Joe Biden is suffering from a contradictory foreign policy disorder. On one hand, the US administration wants to follow a continued foreign policy approach vis a vis the Middle East, and at the same time, Biden also wants to punish Saudi Arabia and Israel. The Biden administration wants to re-enter the conflict in Syria and restart the bombings, for that it wants the support of Tel Aviv and Riyad, but also wants to unseat the tallest leaders in the region, Israeli PM Benjamin Netanyahu and Saudi Crown Prince Mohammed bin Salman.
This is the very conflict of interest situation that is directing the confused foreign policymakers of the USA in the Middle East. The US wants to advance a wide-ranging agenda in its relationship with Saudi Arabia that includes brokering a peace deal between the Gulf power and Israel, but will only be able to do so if Riyadh improves its human rights record, officials said Monday. The US administration is seemingly retracting on its early offensive on its allies. However, given the overt nature of those attacks, the Biden administration is not able to find a plausible reason that can balance its aggressive stance on its allies and its intention of working with the same allies to confront the challenges the US is facing in the region.
The most plausible reasons have already been elaborated by TFI in our previous articles. Be it, Joe Biden’s dangerous attempt to bring back Obama era situation in the Middle East, or the personal grudges that Joe Biden holds against the Israeli Prime Minister. However, Monday’s press brief was the polar opposite of what kind of language was coming out of Washington only last week.
“We seek to accomplish a great deal with the Saudis: to end the war in Yemen and ease Yemen’s humanitarian crisis, to use our leadership to forge ties across the region’s most bitter divide[s],” said State Department spokesperson Ned Price at the opening of his daily press briefing. “Whether that’s finding the way back from the brink of war with Iran, and to a meaningful regional dialogue, or forging a historic peace with Israel”, added Price.

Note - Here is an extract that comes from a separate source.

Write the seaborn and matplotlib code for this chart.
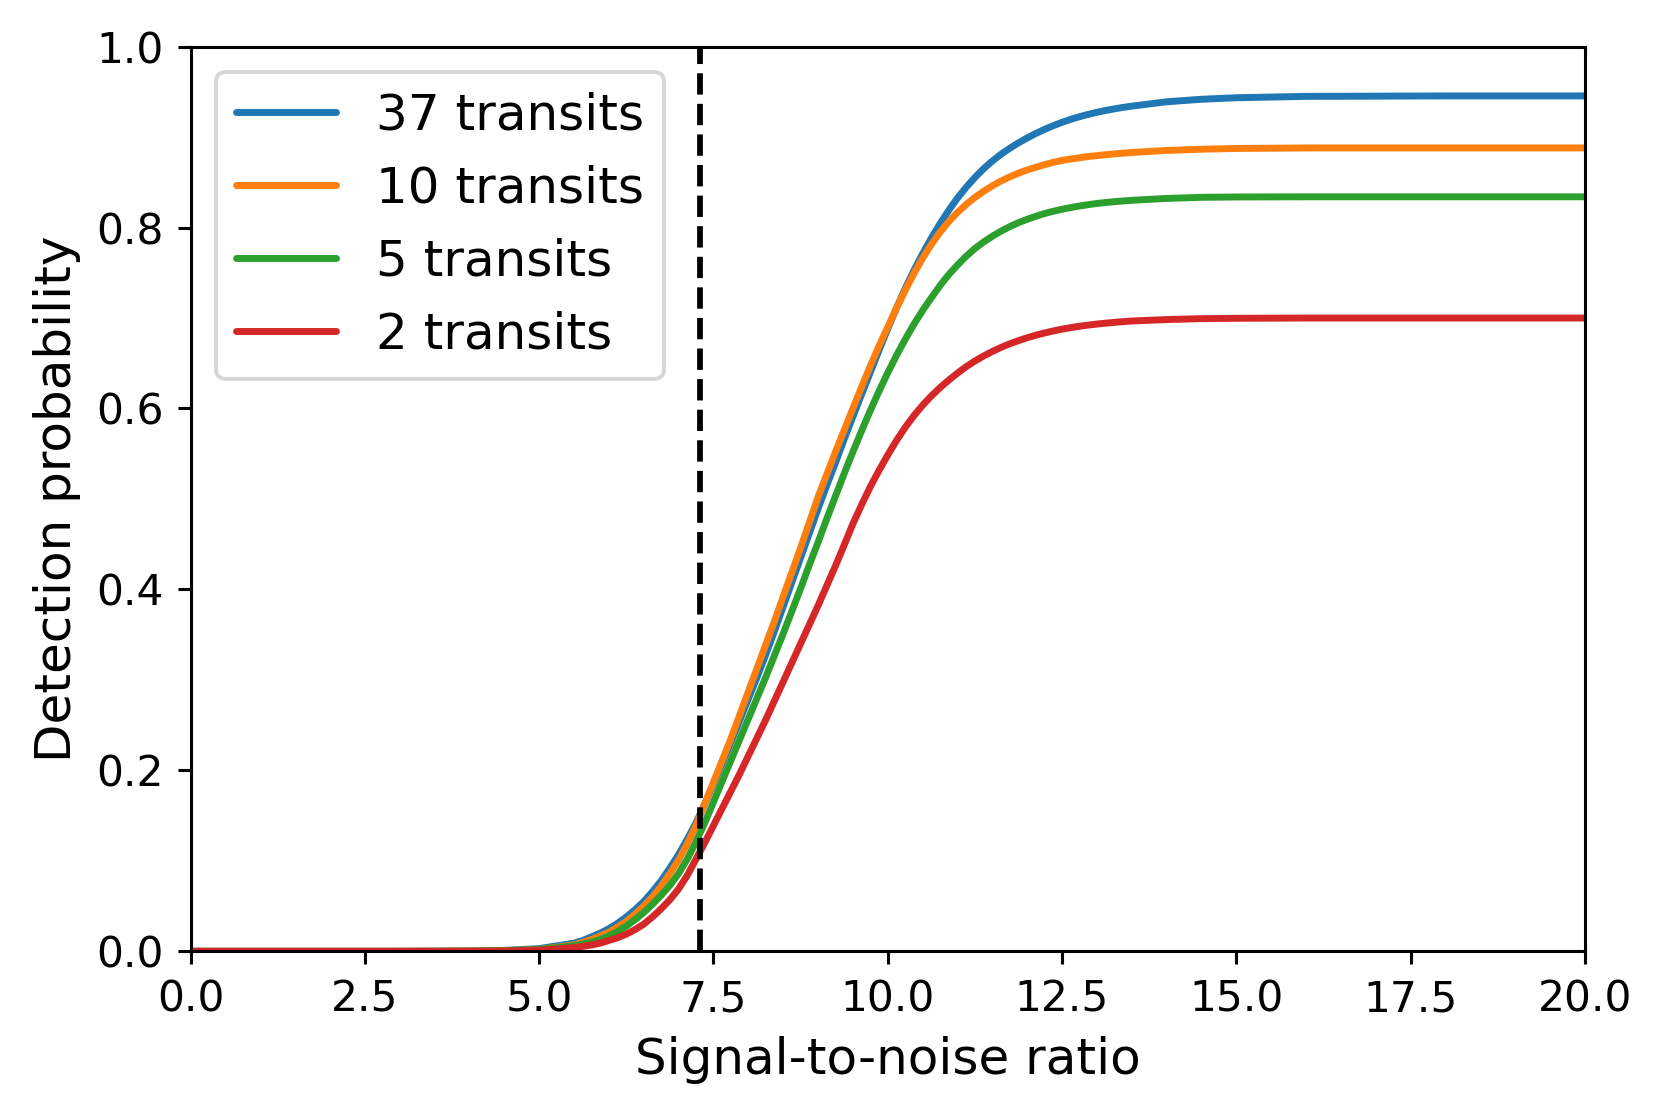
import numpy as np
import pandas as pd
import seaborn as sns
import matplotlib.pyplot as plt

# values (0.125 steps where the curves bend)
snr = [0, 1, 2, 3, 4, 4.5, 5,
       5.5, 5.625, 5.75, 5.875, 6, 6.125, 6.25, 6.375, 6.5, 6.625, 6.75, 6.875,
       7, 7.125, 7.25, 7.375, 7.5, 7.625, 7.75, 7.875, 8, 8.125, 8.25, 8.375,
       8.5, 8.625, 8.75, 8.875, 9, 9.125, 9.25, 9.375, 9.5, 9.625, 9.75, 9.875,
       10, 10.125, 10.25, 10.375, 10.5, 10.625, 10.75, 10.875, 11, 11.125, 11.25,
       11.375, 11.5, 11.625, 11.75, 11.875, 12, 12.125, 12.25, 12.375, 12.5,
       12.625, 12.75, 12.875, 13, 13.125, 13.25, 13.375, 13.5,
       14, 14.5, 15, 16, 18, 20]

p37 = [0, 0, 0, 0, 0.0003, 0.001, 0.003,
       0.009, 0.012, 0.016, 0.020, 0.025, 0.031, 0.038, 0.046, 0.055, 0.066, 0.078,
       0.092, 0.107, 0.124, 0.142, 0.163, 0.185, 0.208, 0.231, 0.255, 0.279, 0.303,
       0.328, 0.354, 0.381, 0.408, 0.435, 0.462, 0.489, 0.515, 0.540, 0.566, 0.591,
       0.6156, 0.640, 0.6643, 0.688, 0.7109, 0.7324, 0.7524, 0.7709, 0.7882, 0.8042,
       0.819, 0.8325, 0.8445, 0.8553, 0.8650, 0.8735, 0.8810, 0.8876, 0.8936,
       0.8990, 0.9040, 0.9085, 0.9126, 0.9163, 0.9196, 0.9225, 0.9251, 0.9274,
       0.9294, 0.9312, 0.9328, 0.9342,
       0.9390, 0.9418, 0.9435, 0.9450, 0.9455, 0.9455]
p10 = [0, 0, 0, 0, 0.0002, 0.0007, 0.002,
       0.007, 0.010, 0.013, 0.017, 0.021, 0.027, 0.033, 0.041, 0.050, 0.060, 0.072,
       0.086, 0.101, 0.119, 0.139, 0.163, 0.187, 0.211, 0.235, 0.261, 0.287, 0.313,
       0.339, 0.365, 0.392, 0.419, 0.446, 0.474, 0.502, 0.527, 0.552, 0.576, 0.600,
       0.6237, 0.647, 0.669, 0.690, 0.7108, 0.7306, 0.7491, 0.7661, 0.7814, 0.7948,
       0.8066, 0.8167, 0.8255, 0.8333, 0.8401, 0.8461, 0.8514, 0.856, 0.8601,
       0.8636, 0.8666, 0.8695, 0.8721, 0.8742, 0.8758, 0.8771, 0.8785, 0.8795,
       0.8805, 0.8814, 0.8822, 0.883,
       0.8852, 0.8866, 0.8874, 0.888, 0.888, 0.888]
p5 = [0, 0, 0, 0, 0.0002, 0.0006, 0.002,
      0.006, 0.008, 0.010, 0.013, 0.017, 0.022, 0.028, 0.035, 0.043, 0.052, 0.062,
      0.073, 0.086, 0.102, 0.121, 0.142, 0.165, 0.188, 0.211, 0.234, 0.257, 0.280,
      0.303, 0.327, 0.351, 0.376, 0.401, 0.427, 0.452, 0.478, 0.503, 0.528, 0.552,
      0.5753, 0.5977, 0.6191, 0.6394, 0.6585, 0.6764, 0.693, 0.7083, 0.7223,
      0.7358, 0.748, 0.7585, 0.7683, 0.7768, 0.784, 0.7904, 0.796, 0.801, 0.8054,
      0.8091, 0.8124, 0.8155, 0.8180, 0.8202, 0.8221, 0.8238, 0.8253, 0.8266,
      0.8277, 0.8286, 0.8294, 0.8301,
      0.8322, 0.8334, 0.8338, 0.834, 0.834, 0.834]
p2 = [0, 0, 0, 0, 0.0001, 0.0003, 0.0012,
      0.004, 0.0055, 0.007, 0.009, 0.012, 0.015, 0.019, 0.024, 0.030, 0.038, 0.047,
      0.057, 0.069, 0.084, 0.102, 0.120, 0.139, 0.158, 0.177, 0.196, 0.216, 0.236,
      0.256, 0.277, 0.298, 0.319, 0.340, 0.361, 0.382, 0.404, 0.426, 0.449, 0.4725,
      0.4935, 0.5135, 0.5315, 0.5485, 0.5645, 0.579, 0.592, 0.6035, 0.6138, 0.623,
      0.6313, 0.639, 0.6462, 0.6524, 0.658, 0.663, 0.6675, 0.6715, 0.675, 0.6782,
      0.681, 0.6835, 0.6857, 0.6877, 0.6894, 0.6909, 0.6922, 0.6933, 0.6943,
      0.6952, 0.696, 0.6967,
      0.6983, 0.6993, 0.6997, 0.700, 0.700, 0.700]

labels = ["37 transits", "10 transits", "5 transits", "2 transits"]
snr_threshold = 7.3

sns.set_style("ticks", rc={"axes.edgecolor": "black", "text.color": "black",
                           "axes.labelcolor": "black", "xtick.color": "black",
                           "ytick.color": "black", "xtick.direction": "out",
                           "ytick.direction": "out"})
plt.rcParams["font.family"] = ["DejaVu Sans"]

colors = sns.color_palette("tab10", 4)

fig = plt.figure(figsize=(1661 / 277, 1118 / 277), dpi=277)
ax = fig.add_axes([0.1148, 0.1491, 0.9541 - 0.1148, 0.9583 - 0.1491])

for vals, lab, c in zip([p37, p10, p5, p2], labels, colors):
    df = pd.DataFrame({"snr": snr, "prob": vals})
    sns.lineplot(data=df, x="snr", y="prob", color=c, label=lab, lw=1.8, ax=ax)

ax.axvline(snr_threshold, color="k", ls="--", lw=1.5)

ax.set_xlim(0, 20)
ax.set_ylim(0, 1)
ax.set_xticks(np.arange(0, 20.1, 2.5))
ax.set_yticks(np.arange(0, 1.01, 0.2))
ax.tick_params(labelsize=11, width=0.8, length=3.5)
for s in ax.spines.values():
    s.set_linewidth(0.8)
ax.set_xlabel("Signal-to-noise ratio", fontsize=13)
ax.set_ylabel("Detection probability", fontsize=13)
ax.legend(loc="upper left", fontsize=13, frameon=True, fancybox=True,
          framealpha=0.8, edgecolor="0.8")

fig.savefig("out.png", dpi=277)
print("Saved out.png")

Before this, days after declassifying the US intelligence report claiming that Saudi Arabia’s Crown Prince Mohammed bin Salman approved an operation to ‘capture or kill’ Jamal Khashoggi and then promising big action, the Biden administration backtracked on its intentions of punishing MBS. Biden earlier mentioned that a big decision would be taken on Monday and came up with the idea of sanctions on the people who have committed the crime. However, Washington clarified that they will not take any action against MBS, citing the precedent of not sanctioning the leader of a country that is a strategic partner.
Biden is too confused. The world knows that he is a weak President and Joe Biden is aware of the same. That is why, while he was not brave enough to tackle China and Iran, he tried to show his strength by targeting America’s Middle Eastern allies. Joe Biden has come to realise that they are creating a front against him. He has understood that they are forming an independent policy which is visible with the talks for military alliances among themselves without looping in the USA.
According to a report last month, Israel was planning to lobby the Biden administration not to pressurise regional allies like Saudi Arabia, Egypt and the United Arab Emirates on matters related to human rights, fearing that doing so could imperil the Jewish state’s improved ties with the Arab countries and strengthen Iran.
All these developments have made Joe Biden take a step back and try to ease tensions with its allies in the region. However, he has still stuck to his demands for the Saudis to make some changes and improve their human rights records, just to show the world that the USA is not bowing down in front of its Middle Eastern allies. Biden wants to go ahead with Abraham Accord, but also wants to punish Saudi and Israel and bomb Syria too. These conflicting intentions are a direct result of a conflicting personality Joe Biden has become. He is trying to make the most impractical thing work, and he would have to retract on his earlier follies soon and follow along the foreign policy direction that Donald Trump had initiated.